Northland Kumara growers are hoping they will rebound from a dismal season as planting for new-season crops gets underway.
Following Cyclone Gabrielle in February over 70 per cent of the about-to-be-harvested kumara crop was either destroyed or wasn’t good enough quality to be stored for very long.
Ruawai kumara grower Warwick Simpson says the poor yield has a flow-on effect as five per cent of each grower’s crop is used for seed the following season.
However, the Vegetables New Zealand director says there is hope for growers thanks to a Kumara Seed Contingency scheme funded by the Ministry of Primary Industries (MPI) to ensure growers will have at least 77 per cent of the required seed for this planting season.
“There are some growers that weren’t able to harvest enough to cover all the seed need,” Simpson says.

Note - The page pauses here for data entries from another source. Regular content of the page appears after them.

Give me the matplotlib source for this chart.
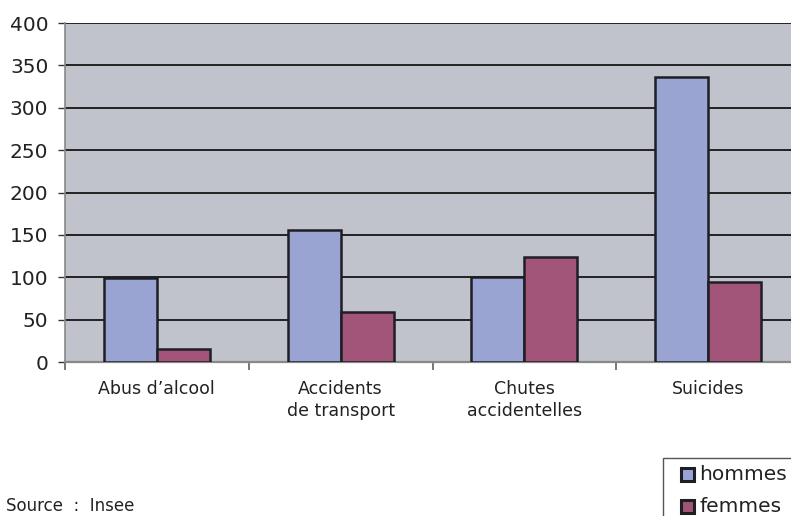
import matplotlib
matplotlib.use("Agg")
import matplotlib.pyplot as plt
import numpy as np
from matplotlib.patches import Rectangle

categories = ["Abus d\u2019alcool", "Accidents\nde transport", "Chutes\naccidentelles", "Suicides"]
series_names = ["hommes", "femmes"]
hommes = [99, 156, 100, 336]
femmes = [15, 59, 124, 94]
yticks = [0, 50, 100, 150, 200, 250, 300, 350, 400]

c_h = "#99A4D3"
c_f = "#A35479"
bg = "#C0C3CB"
txt = "#222222"

plt.rcParams['font.family'] = ['DejaVu Sans']

W, H = 791, 516
fig = plt.figure(figsize=(W/100, H/100), dpi=100)
ax = fig.add_axes([65/W, 1-362/H, (800-65)/W, (362-23)/H])
ax.set_facecolor(bg)

x = np.arange(len(categories))
w = 0.289
ax.bar(x - w/2, hommes, w, color=c_h, edgecolor="#1e1e24", linewidth=1.8, zorder=3)
ax.bar(x + w/2, femmes, w, color=c_f, edgecolor="#1e1e24", linewidth=1.8, zorder=3)

ax.set_ylim(0, 400)
ax.set_xlim(-0.5, len(categories) - 0.5)
ax.set_yticks(yticks)
ax.set_yticklabels([str(v) for v in yticks], fontsize=14.5, color=txt)
ax.yaxis.grid(True, color="#222222", linewidth=1.4, zorder=1)
ax.set_axisbelow(True)

ax.set_xticks(x)
ax.set_xticklabels(categories, fontsize=12.5, color=txt, linespacing=1.25)
ax.tick_params(axis='x', length=0, pad=13)
ax.set_xticks(np.arange(-0.5, len(categories), 1), minor=True)
ax.tick_params(axis='x', which='minor', length=6, width=1.4, color="#777777")
ax.tick_params(axis='y', length=5, width=1, color="#333333", pad=7)

for s in ['top', 'right']:
    ax.spines[s].set_visible(False)
ax.spines['left'].set_color("#888888")
ax.spines['left'].set_linewidth(1.2)
ax.spines['bottom'].set_color("#888888")
ax.spines['bottom'].set_linewidth(1.6)

# manual legend (frame extends past the figure edge like the reference)
def fx(px): return px / W
def fy(py): return 1 - py / H

fig.add_artist(Rectangle((fx(663), fy(530)), fx(800) - fx(663), fy(458) - fy(530),
                         transform=fig.transFigure, facecolor="white",
                         edgecolor="#555555", linewidth=1))
for name, col, cy in zip(series_names, [c_h, c_f], [474, 506]):
    s = 13
    fig.add_artist(Rectangle((fx(681), fy(cy + s/2)), s/W, s/H, transform=fig.transFigure,
                             facecolor=col, edgecolor="#1e1e24", linewidth=2.2))
    fig.text(fx(699), fy(cy), name, fontsize=14.5, color=txt, ha='left', va='center')

fig.text(fx(6), fy(515), "Source  :  Insee", fontsize=12, color=txt, ha='left', va='bottom')

fig.savefig("out.png", dpi=100)
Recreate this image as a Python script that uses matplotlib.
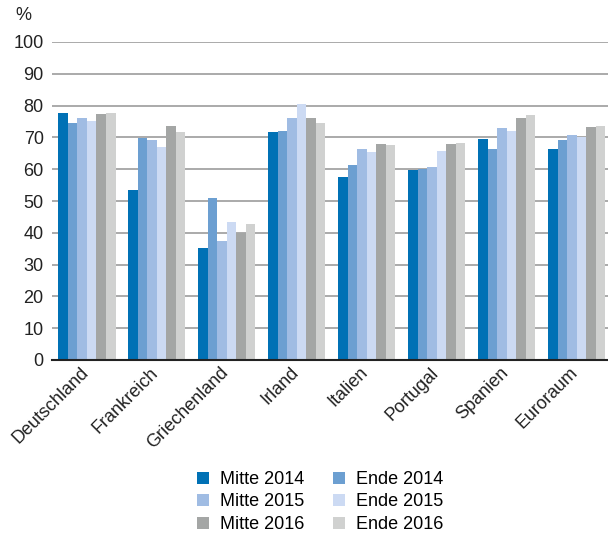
import matplotlib
matplotlib.use("Agg")
import matplotlib.pyplot as plt
import matplotlib.transforms as mtransforms
import numpy as np

plt.rcParams['font.family'] = ['Liberation Sans', 'DejaVu Sans']

categories = ["Deutschland", "Frankreich", "Griechenland", "Irland", "Italien", "Portugal", "Spanien", "Euroraum"]
series_names = ["Mitte 2014", "Ende 2014", "Mitte 2015", "Ende 2015", "Mitte 2016", "Ende 2016"]
mitte_2014 = [77.7, 53.5, 35.2, 71.7, 57.5, 59.7, 69.5, 66.4]
ende_2014 = [74.5, 69.8, 50.9, 72.0, 61.3, 60.1, 66.4, 69.2]
mitte_2015 = [76.1, 69.2, 37.4, 76.1, 66.4, 60.7, 73.0, 70.8]
ende_2015 = [75.2, 67.0, 43.4, 80.5, 65.4, 65.7, 72.0, 70.1]
mitte_2016 = [77.4, 73.6, 39.9, 76.1, 67.9, 67.9, 76.1, 73.3]
ende_2016 = [77.7, 71.7, 42.8, 74.5, 67.6, 68.2, 77.0, 73.6]
yticks = [0, 10, 20, 30, 40, 50, 60, 70, 80, 90, 100]

series = [mitte_2014, ende_2014, mitte_2015, ende_2015, mitte_2016, ende_2016]
colors = ["#0071b5", "#6c9fd1", "#a0bce3", "#ccdaf3", "#a4a6a5", "#d0d1d0"]
FS = 13

fig = plt.figure(figsize=(6.08, 5.33), dpi=100)
ax = fig.add_axes([52/608, 1-360/533, 556/608, (360-42)/533])

x = np.arange(len(categories))
w = 0.136
handles = []
for i, (vals, c, name) in enumerate(zip(series, colors, series_names)):
    b = ax.bar(x + (i - 2.5) * w, vals, width=w, color=c, label=name, zorder=3, linewidth=0)
    handles.append(b)

ax.set_ylim(0, 100)
ax.set_xlim(-0.5, 7.45)
ax.set_yticks(yticks)
ax.yaxis.grid(True, color="#9c9c9c", linewidth=1.2, zorder=0)
ax.set_axisbelow(True)
for s in ["top", "right", "left"]:
    ax.spines[s].set_visible(False)
ax.spines["bottom"].set_color("#222222")
ax.spines["bottom"].set_linewidth(1.5)
ax.spines["bottom"].set_zorder(4)
ax.tick_params(axis="y", length=0, pad=6, labelsize=FS, colors="#222222")
ax.tick_params(axis="x", length=0, pad=3, labelsize=FS, colors="#222222")
ax.set_xticks(x)
ax.set_xticklabels(categories, rotation=45, ha="right", va="top", rotation_mode="anchor")
offset = mtransforms.ScaledTranslation(-5/72, 0, fig.dpi_scale_trans)
for lab in ax.get_xticklabels():
    lab.set_transform(lab.get_transform() + offset)

fig.text(15/608, 1-15/533, "%", fontsize=FS, color="#222222", va="center", ha="left")

order = [0, 2, 4, 1, 3, 5]
leg = fig.legend(handles=[handles[i] for i in order], labels=[series_names[i] for i in order],
                 ncol=2, loc="center",
                 bbox_to_anchor=(320/608, 1-502/533), frameon=False, fontsize=FS,
                 handlelength=0.65, handleheight=0.65, handletextpad=0.6,
                 columnspacing=1.6, labelspacing=0.3)

fig.savefig("out.png", dpi=100)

“[MPI] provided just under $270,000 to provide funding for those growers that weren’t able to harvest enough seed so that they can buy seed off other growers so they can get going in this coming season.”
Simpson says he would typically use five per cent of his crop to go into seed, however, thanks to weather events which led to rot in the kumara, he was only able to harvest 10 per cent of his usual crop.
“You can see how the numbers are getting smaller and smaller.”
Kaipara district, where Simpson is based, is the heart of kumara growing in New Zealand. There are about 40 growers in the area that grow most of the country’s kumara.
Simpson said the implications of a poor season move through every part of the sector. To understand how it all happened, Simpson casts his mind back to November last year.
“During that planting season, it was very wet and really limited to how much we could plant. So that was putting us on bad foot to start with.
He says a lot of growers were down 80 per cent at that point.
And then Cyclone Gabrielle happened.
“That was when we were just looking at starting to harvest. And, for example, the crops on my farm here were flooded for about five days. And you can imagine that causes a lot of rot and crop loss,” Simpson said.
While some growers came off better than those who lost their whole crop, Simpson says all growers were affected.
“It’s certainly led to some good conversations with the bank to get things through for the season.
“We use the income from the previous season to pay for the next season, and a lot of us lost that income so [we’re] having to go to the bank to get money to put this next season’s crop in.”
As a result, kumara in-store has risen in price and a local packhouse is considering closing the doors in October as they don’t have the stock to work with, Simpson says.
Countdown Supermarket has helped find work for packhouse workers who were also without work as a result, he says.
Simpson has kumara growing in the blood. His father, who is now in his eighties, was also a grower.
He says this past season was the worst not only him, but his father had ever seen.
“The best way to support is if you can afford to buy kumara then please do.
“And then certainly when we get into the next season when the price will come down, definitely support your growers and buy local kumara – keep eating it.”